Event Triggered Execution

Adversaries may establish persistence using system mechanisms that trigger execution based on specific events. Mobile operating systems have means to subscribe to events such as receiving an SMS message, device boot completion, or other device activities.

Adversaries may abuse these mechanisms as a means of maintaining persistent access to a victim via automatically and repeatedly executing malicious code.

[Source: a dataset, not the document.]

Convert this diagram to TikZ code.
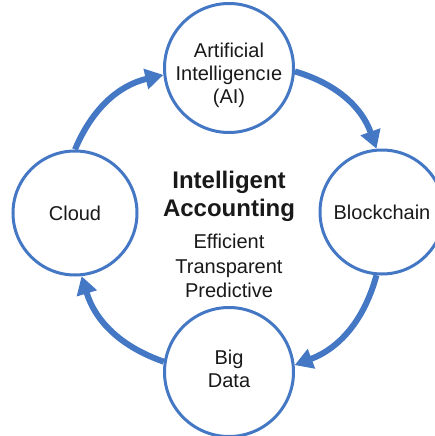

After gaining access to a victim’s system, adversaries may create or modify event triggers to point to malicious content that will be executed whenever the event trigger is invoked.

ID: T1624
Sub-techniques:  T1624.001
Tactic Type: Post-Adversary Device Access
Tactic: Persistence
Platforms: Android
Version: 1.1
Created: 30 March 2022
Last Modified: 24 October 2025

Procedure Examples

ID Name Description
S1079 BOULDSPY

BOULDSPY uses a background service that can restart itself when the parent activity is stopped.[1]

S1231 GodFather

GodFather has executed when victims utilize their trusted banking apps, as the malware redirects the victim to using a malicious version of the banking app.[2]

Mitigations

ID Mitigation Description
M1006 Use Recent OS Version

Android 8 introduced additional limitations on the implicit intents that an application can register for.[3]

Detection Strategy

ID Name Analytic ID Analytic Description
DET0647 Detection of Event Triggered Execution AN1727

Application vetting services can detect which broadcast intents an application registers for and which permissions it requests.